**PROBLEM REQUIREMENTS:** Starting with the first line below, extract each line through the one that contains "462, 459, 456];", inclusive, excluding pictures.

**AVAILABLE DATA:**
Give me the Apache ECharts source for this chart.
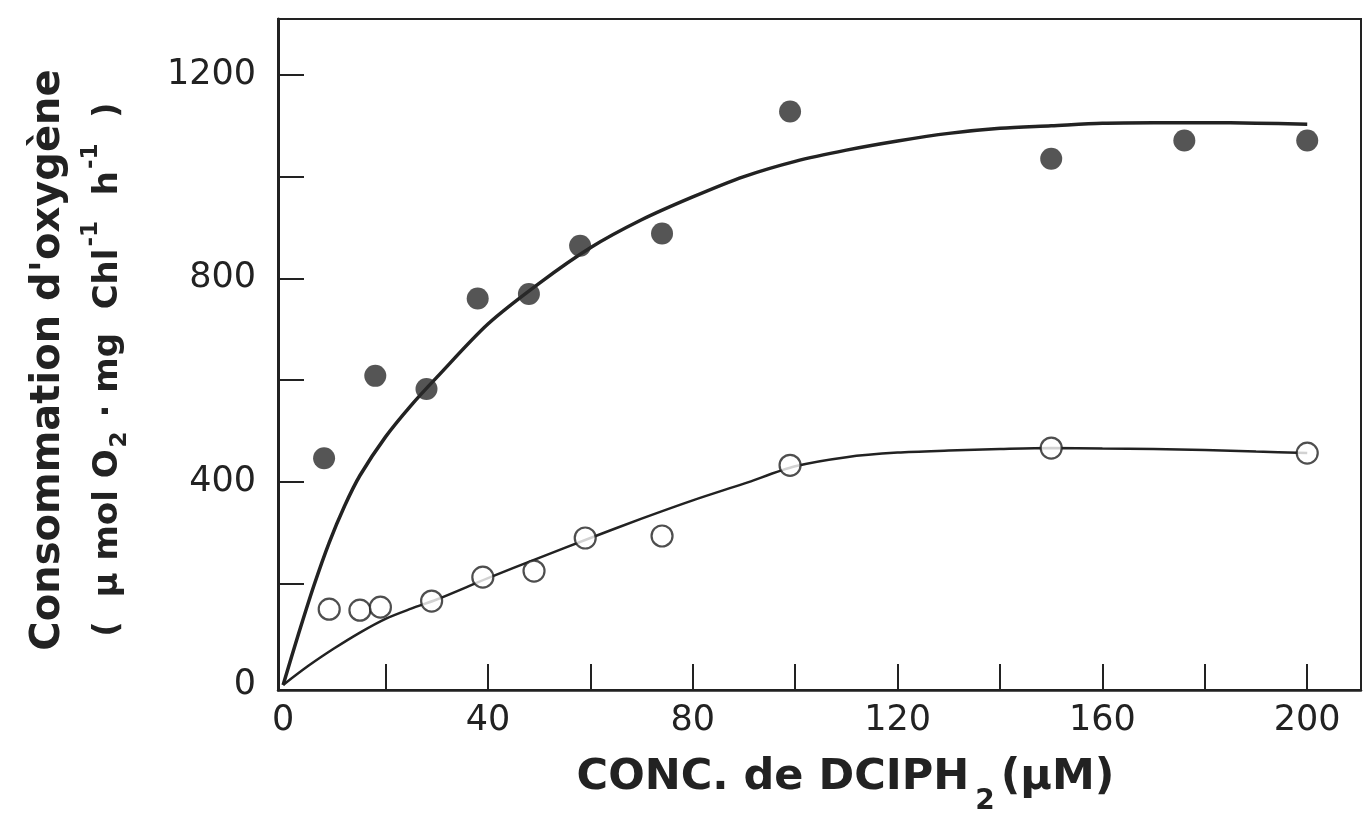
<!DOCTYPE html>
<html>
<head>
<meta charset="utf-8">
<script src="https://cdn.jsdelivr.net/npm/echarts@6/dist/echarts.min.js"></script>
<style>
html,body{margin:0;padding:0;background:#fff;}
#chart{width:1367px;height:819px;}
</style>
</head>
<body>
<div id="chart"></div>
<script>
// ---- data ----
const filledX = [8, 18, 28, 38, 48, 58, 74, 99, 150, 176, 200];
const filledY = [446, 608, 582, 760, 769, 864, 888, 1128, 1035, 1071, 1071];

const openX = [9, 15, 19, 29, 39, 49, 59, 74, 99, 150, 200];
const openY = [149, 147, 153, 165, 212, 224, 289, 293, 432, 466, 456];

// fitted curves as drawn in the figure
const upperCurveX = [0, 3, 6, 9, 12, 15, 20, 25, 30, 40, 50, 60, 70, 80, 90, 100, 110, 120, 130, 140, 150, 160, 170, 180, 190, 200];
const upperCurveY = [0, 100, 195, 280, 352, 412, 488, 550, 605, 710, 790, 860, 915, 960, 1000, 1030, 1052, 1070, 1085, 1095, 1100, 1105, 1106, 1106, 1105, 1103];

const lowerCurveX = [0, 5, 10, 15, 20, 25, 30, 40, 50, 60, 70, 80, 90, 100, 110, 120, 130, 140, 150, 160, 170, 180, 190, 200];
const lowerCurveY = [0, 38, 72, 103, 130, 150, 168, 210, 250, 289, 327, 363, 396, 430, 448, 457, 461, 464, 466, 465, 464, 462, 459, 456];

const xTickValues = [20, 40, 60, 80, 100, 120, 140, 160, 180, 200];
const xLabelValues = [0, 40, 80, 120, 160, 200];
const yTickValues = [200, 400, 600, 800, 1000, 1200];
const yLabelValues = [0, 400, 800, 1200];

const xTitle = 'CONC. de DCIPH';
const yTitle1 = "Consommation d'oxygène";

const pairs = (xs, ys) => xs.map((x, i) => [x, ys[i]]);
const ink = '#222';

const chart = echarts.init(document.getElementById('chart'), null, {renderer: 'canvas'});
chart.setOption({
  animation: false,
  backgroundColor: '#fff',
  textStyle: {fontFamily: 'DejaVu Sans', color: ink},
  grid: {
    left: 278, right: 6, top: 19, bottom: 129,
    outerBoundsMode: 'none', containLabel: false,
    show: true, borderColor: ink, borderWidth: 2, backgroundColor: 'transparent'
  },
  xAxis: {
    type: 'value', min: -1, max: 210.5,
    axisLine: {onZero: false, lineStyle: {color: ink, width: 2.5}},
    axisTick: {show: true, inside: true, length: 26, customValues: xTickValues, lineStyle: {color: ink, width: 2}},
    axisLabel: {customValues: xLabelValues, fontSize: 35, color: ink, margin: 13, fontFamily: 'DejaVu Sans',
      formatter: v => String(v)},
    splitLine: {show: false},
    name: '{t|' + xTitle + '}{s|2}{t|(µM)}',
    nameLocation: 'middle',
    nameGap: 66,
    nameTextStyle: {
      padding: [0, 0, 0, 52],
      rich: {
        t: {fontSize: 43, fontWeight: 'bold', fontFamily: 'DejaVu Sans', color: ink, lineHeight: 50, verticalAlign: 'top'},
        s: {fontSize: 28, fontWeight: 'bold', fontFamily: 'DejaVu Sans', color: ink, lineHeight: 30, padding: [32, 6, 0, 6], verticalAlign: 'top'}
      }
    }
  },
  yAxis: {
    type: 'value', min: -10, max: 1310,
    axisLine: {onZero: false, lineStyle: {color: ink, width: 3}},
    axisTick: {show: true, inside: true, length: 26, customValues: yTickValues, lineStyle: {color: ink, width: 2}},
    axisLabel: {customValues: yLabelValues, fontSize: 35, color: ink, margin: 22, fontFamily: 'DejaVu Sans',
      formatter: v => String(v)},
    splitLine: {show: false},
    name: '{a|' + yTitle1 + '}\n{b|(  µ mol O}{sub|2}{b| · mg  Chl}{sup|-1}{b|  h}{sup|-1}{e|  )}',
    nameLocation: 'middle',
    nameRotate: 90,
    nameGap: 162,
    nameTextStyle: {
      rich: {
        a: {fontSize: 40, fontWeight: 'bold', fontFamily: 'DejaVu Sans', color: ink, lineHeight: 50, padding: [0, 11, 8, 0]},
        b: {fontSize: 34, fontWeight: 'bold', fontFamily: 'DejaVu Sans', color: ink, lineHeight: 38, padding: [13, 0, 0, 0], verticalAlign: 'top'},
        e: {fontSize: 34, fontWeight: 'bold', fontFamily: 'DejaVu Sans', color: ink, lineHeight: 38, padding: [13, 30, 0, 0], verticalAlign: 'top'},
        sub: {fontSize: 23, fontWeight: 'bold', fontFamily: 'DejaVu Sans', color: ink, lineHeight: 23, padding: [31, 2, 0, 2], verticalAlign: 'top'},
        sup: {fontSize: 23, fontWeight: 'bold', fontFamily: 'DejaVu Sans', color: ink, lineHeight: 23, padding: [2, 2, 0, 2], verticalAlign: 'top'}
      }
    }
  },
  series: [
    {
      type: 'line', data: pairs(upperCurveX, upperCurveY), smooth: 0.3,
      showSymbol: false, symbol: 'none',
      lineStyle: {color: ink, width: 3.5}, z: 2
    },
    {
      type: 'line', data: pairs(lowerCurveX, lowerCurveY), smooth: 0.3,
      showSymbol: false, symbol: 'none',
      lineStyle: {color: ink, width: 2.5}, z: 2
    },
    {
      type: 'scatter', data: pairs(filledX, filledY), symbol: 'circle', symbolSize: 22,
      itemStyle: {color: '#2a2a2a'}, z: 3
    },
    {
      type: 'scatter', data: pairs(openX, openY), symbol: 'circle', symbolSize: 21,
      itemStyle: {color: '#fff', borderColor: ink, borderWidth: 2.2}, z: 4
    }
  ]
});
</script>
</body>
</html>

**WRITTEN SOLUTION:**
Give me the Apache ECharts source for this chart.
<!DOCTYPE html>
<html>
<head>
<meta charset="utf-8">
<script src="https://cdn.jsdelivr.net/npm/echarts@6/dist/echarts.min.js"></script>
<style>
html,body{margin:0;padding:0;background:#fff;}
#chart{width:1367px;height:819px;}
</style>
</head>
<body>
<div id="chart"></div>
<script>
// ---- data ----
const filledX = [8, 18, 28, 38, 48, 58, 74, 99, 150, 176, 200];
const filledY = [446, 608, 582, 760, 769, 864, 888, 1128, 1035, 1071, 1071];

const openX = [9, 15, 19, 29, 39, 49, 59, 74, 99, 150, 200];
const openY = [149, 147, 153, 165, 212, 224, 289, 293, 432, 466, 456];

// fitted curves as drawn in the figure
const upperCurveX = [0, 3, 6, 9, 12, 15, 20, 25, 30, 40, 50, 60, 70, 80, 90, 100, 110, 120, 130, 140, 150, 160, 170, 180, 190, 200];
const upperCurveY = [0, 100, 195, 280, 352, 412, 488, 550, 605, 710, 790, 860, 915, 960, 1000, 1030, 1052, 1070, 1085, 1095, 1100, 1105, 1106, 1106, 1105, 1103];

const lowerCurveX = [0, 5, 10, 15, 20, 25, 30, 40, 50, 60, 70, 80, 90, 100, 110, 120, 130, 140, 150, 160, 170, 180, 190, 200];
const lowerCurveY = [0, 38, 72, 103, 130, 150, 168, 210, 250, 289, 327, 363, 396, 430, 448, 457, 461, 464, 466, 465, 464, 462, 459, 456];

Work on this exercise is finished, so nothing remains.